## Stated exercise
Would you transcribe the whole listing exactly, minus its pictures?

## Data lines
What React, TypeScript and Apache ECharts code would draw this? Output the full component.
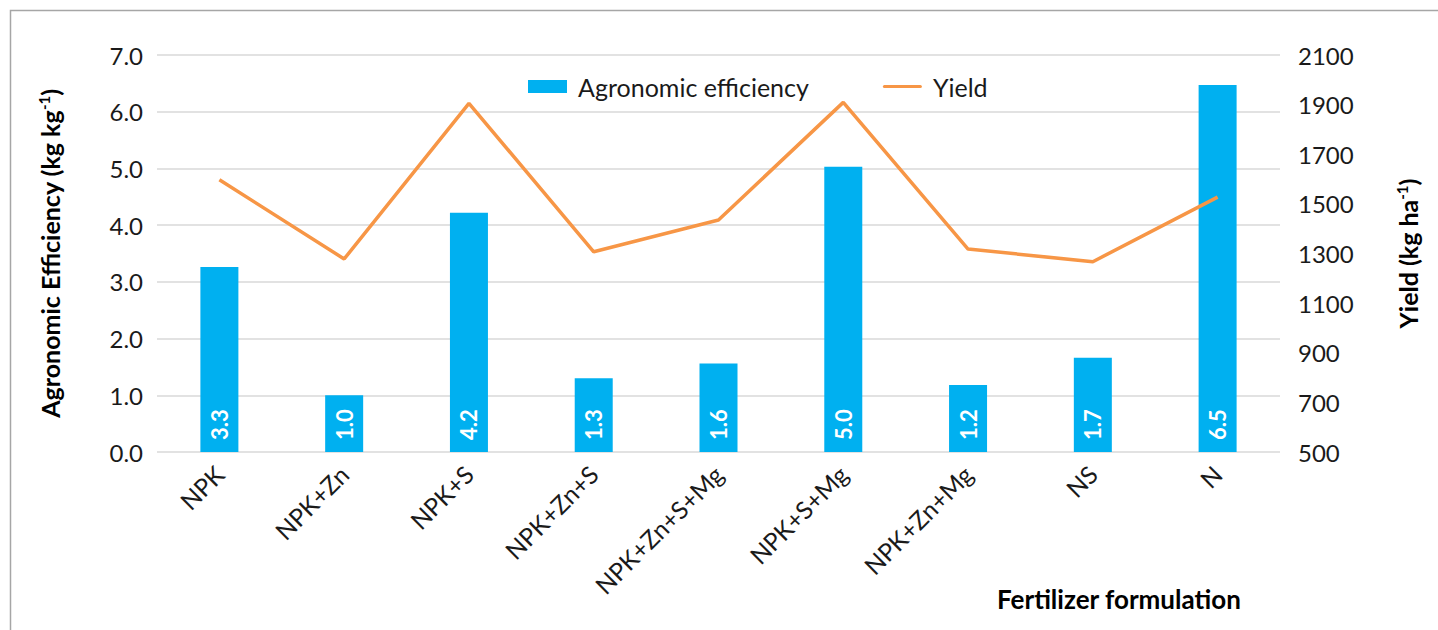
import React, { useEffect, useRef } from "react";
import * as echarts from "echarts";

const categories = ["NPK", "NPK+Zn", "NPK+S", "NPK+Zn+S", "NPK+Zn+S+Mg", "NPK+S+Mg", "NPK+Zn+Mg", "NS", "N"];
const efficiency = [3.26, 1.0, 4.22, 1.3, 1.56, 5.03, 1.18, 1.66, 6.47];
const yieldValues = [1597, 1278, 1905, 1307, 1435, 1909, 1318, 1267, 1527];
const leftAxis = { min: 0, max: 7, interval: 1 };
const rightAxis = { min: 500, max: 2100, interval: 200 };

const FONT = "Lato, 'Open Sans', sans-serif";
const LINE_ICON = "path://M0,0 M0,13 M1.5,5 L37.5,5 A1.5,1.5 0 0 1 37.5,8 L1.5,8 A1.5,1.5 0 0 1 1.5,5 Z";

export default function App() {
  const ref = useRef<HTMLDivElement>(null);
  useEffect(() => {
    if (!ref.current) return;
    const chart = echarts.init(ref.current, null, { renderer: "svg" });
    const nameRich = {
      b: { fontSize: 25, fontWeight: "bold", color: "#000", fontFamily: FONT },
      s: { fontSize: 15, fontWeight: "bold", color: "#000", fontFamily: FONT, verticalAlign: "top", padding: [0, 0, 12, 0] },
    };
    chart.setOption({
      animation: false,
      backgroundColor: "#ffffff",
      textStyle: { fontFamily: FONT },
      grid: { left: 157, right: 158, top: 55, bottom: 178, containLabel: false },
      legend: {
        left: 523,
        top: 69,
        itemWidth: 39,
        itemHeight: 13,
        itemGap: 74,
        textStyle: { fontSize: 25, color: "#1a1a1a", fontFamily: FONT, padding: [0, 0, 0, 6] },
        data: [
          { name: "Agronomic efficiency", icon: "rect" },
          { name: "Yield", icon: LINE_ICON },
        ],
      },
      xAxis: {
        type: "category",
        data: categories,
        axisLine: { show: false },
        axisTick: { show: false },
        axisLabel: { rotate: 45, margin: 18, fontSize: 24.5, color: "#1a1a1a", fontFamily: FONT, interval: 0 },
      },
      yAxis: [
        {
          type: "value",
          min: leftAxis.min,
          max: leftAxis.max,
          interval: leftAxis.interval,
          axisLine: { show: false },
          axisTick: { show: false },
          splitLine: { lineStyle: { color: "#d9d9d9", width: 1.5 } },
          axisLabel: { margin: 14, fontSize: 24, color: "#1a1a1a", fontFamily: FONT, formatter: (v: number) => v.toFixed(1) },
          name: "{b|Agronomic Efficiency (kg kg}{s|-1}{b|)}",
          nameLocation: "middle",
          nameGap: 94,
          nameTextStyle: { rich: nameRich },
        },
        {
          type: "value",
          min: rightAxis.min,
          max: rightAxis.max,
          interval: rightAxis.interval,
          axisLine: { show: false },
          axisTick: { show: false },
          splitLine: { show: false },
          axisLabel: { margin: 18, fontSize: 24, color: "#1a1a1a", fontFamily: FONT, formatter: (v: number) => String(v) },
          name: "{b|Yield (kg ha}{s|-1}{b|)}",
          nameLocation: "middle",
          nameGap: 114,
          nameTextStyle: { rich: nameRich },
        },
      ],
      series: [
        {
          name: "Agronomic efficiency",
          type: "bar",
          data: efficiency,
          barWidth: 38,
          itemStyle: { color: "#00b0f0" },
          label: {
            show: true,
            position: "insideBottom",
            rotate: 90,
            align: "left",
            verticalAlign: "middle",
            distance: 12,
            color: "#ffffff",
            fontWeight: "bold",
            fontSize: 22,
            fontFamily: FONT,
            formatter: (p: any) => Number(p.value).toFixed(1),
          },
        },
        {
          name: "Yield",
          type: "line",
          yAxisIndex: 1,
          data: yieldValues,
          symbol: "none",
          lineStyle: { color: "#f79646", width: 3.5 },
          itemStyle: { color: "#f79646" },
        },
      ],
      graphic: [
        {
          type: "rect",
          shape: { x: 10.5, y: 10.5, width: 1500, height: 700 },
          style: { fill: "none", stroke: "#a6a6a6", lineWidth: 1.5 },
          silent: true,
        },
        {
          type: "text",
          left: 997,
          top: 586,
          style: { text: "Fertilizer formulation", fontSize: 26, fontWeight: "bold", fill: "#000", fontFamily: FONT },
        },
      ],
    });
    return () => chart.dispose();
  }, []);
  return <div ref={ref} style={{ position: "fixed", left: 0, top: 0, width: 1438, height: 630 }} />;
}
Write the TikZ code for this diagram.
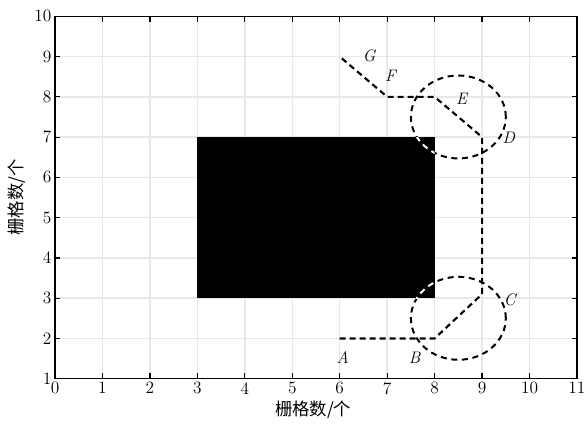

## Reply to the exercise
What React, TypeScript and Apache ECharts code would draw this? Output the full component.
import React, { useEffect, useRef } from "react";
import * as echarts from "echarts";

const categories = ["NPK", "NPK+Zn", "NPK+S", "NPK+Zn+S", "NPK+Zn+S+Mg", "NPK+S+Mg", "NPK+Zn+Mg", "NS", "N"];
const efficiency = [3.26, 1.0, 4.22, 1.3, 1.56, 5.03, 1.18, 1.66, 6.47];
const yieldValues = [1597, 1278, 1905, 1307, 1435, 1909, 1318, 1267, 1527];
const leftAxis = { min: 0, max: 7, interval: 1 };
const rightAxis = { min: 500, max: 2100, interval: 200 };

const FONT = "Lato, 'Open Sans', sans-serif";
const LINE_ICON = "path://M0,0 M0,13 M1.5,5 L37.5,5 A1.5,1.5 0 0 1 37.5,8 L1.5,8 A1.5,1.5 0 0 1 1.5,5 Z";

export default function App() {
  const ref = useRef<HTMLDivElement>(null);
  useEffect(() => {
    if (!ref.current) return;
    const chart = echarts.init(ref.current, null, { renderer: "svg" });
    const nameRich = {
      b: { fontSize: 25, fontWeight: "bold", color: "#000", fontFamily: FONT },
      s: { fontSize: 15, fontWeight: "bold", color: "#000", fontFamily: FONT, verticalAlign: "top", padding: [0, 0, 12, 0] },
    };
    chart.setOption({
      animation: false,
      backgroundColor: "#ffffff",
      textStyle: { fontFamily: FONT },
      grid: { left: 157, right: 158, top: 55, bottom: 178, containLabel: false },
      legend: {
        left: 523,
        top: 69,
        itemWidth: 39,
        itemHeight: 13,
        itemGap: 74,
        textStyle: { fontSize: 25, color: "#1a1a1a", fontFamily: FONT, padding: [0, 0, 0, 6] },
        data: [
          { name: "Agronomic efficiency", icon: "rect" },
          { name: "Yield", icon: LINE_ICON },
        ],
      },
      xAxis: {
        type: "category",
        data: categories,
        axisLine: { show: false },
        axisTick: { show: false },
        axisLabel: { rotate: 45, margin: 18, fontSize: 24.5, color: "#1a1a1a", fontFamily: FONT, interval: 0 },
      },
      yAxis: [
        {
          type: "value",
          min: leftAxis.min,
          max: leftAxis.max,
          interval: leftAxis.interval,
          axisLine: { show: false },
          axisTick: { show: false },
          splitLine: { lineStyle: { color: "#d9d9d9", width: 1.5 } },
          axisLabel: { margin: 14, fontSize: 24, color: "#1a1a1a", fontFamily: FONT, formatter: (v: number) => v.toFixed(1) },
          name: "{b|Agronomic Efficiency (kg kg}{s|-1}{b|)}",
          nameLocation: "middle",
          nameGap: 94,
          nameTextStyle: { rich: nameRich },
        },
        {
          type: "value",
          min: rightAxis.min,
          max: rightAxis.max,
          interval: rightAxis.interval,
          axisLine: { show: false },
          axisTick: { show: false },
          splitLine: { show: false },
          axisLabel: { margin: 18, fontSize: 24, color: "#1a1a1a", fontFamily: FONT, formatter: (v: number) => String(v) },
          name: "{b|Yield (kg ha}{s|-1}{b|)}",
          nameLocation: "middle",
          nameGap: 114,
          nameTextStyle: { rich: nameRich },
        },
      ],
      series: [
        {
          name: "Agronomic efficiency",
          type: "bar",
          data: efficiency,
          barWidth: 38,
          itemStyle: { color: "#00b0f0" },
          label: {
            show: true,
            position: "insideBottom",
            rotate: 90,
            align: "left",
            verticalAlign: "middle",
            distance: 12,
            color: "#ffffff",
            fontWeight: "bold",
            fontSize: 22,
            fontFamily: FONT,
            formatter: (p: any) => Number(p.value).toFixed(1),
          },
        },
        {
          name: "Yield",
          type: "line",
          yAxisIndex: 1,
          data: yieldValues,
          symbol: "none",
          lineStyle: { color: "#f79646", width: 3.5 },
          itemStyle: { color: "#f79646" },
        },
      ],
      graphic: [
        {
          type: "rect",
          shape: { x: 10.5, y: 10.5, width: 1500, height: 700 },
          style: { fill: "none", stroke: "#a6a6a6", lineWidth: 1.5 },
          silent: true,
        },
        {
          type: "text",
          left: 997,
          top: 586,
          style: { text: "Fertilizer formulation", fontSize: 26, fontWeight: "bold", fill: "#000", fontFamily: FONT },
        },
      ],
    });
    return () => chart.dispose();
  }, []);
  return <div ref={ref} style={{ position: "fixed", left: 0, top: 0, width: 1438, height: 630 }} />;
}
Write the TikZ code for this diagram.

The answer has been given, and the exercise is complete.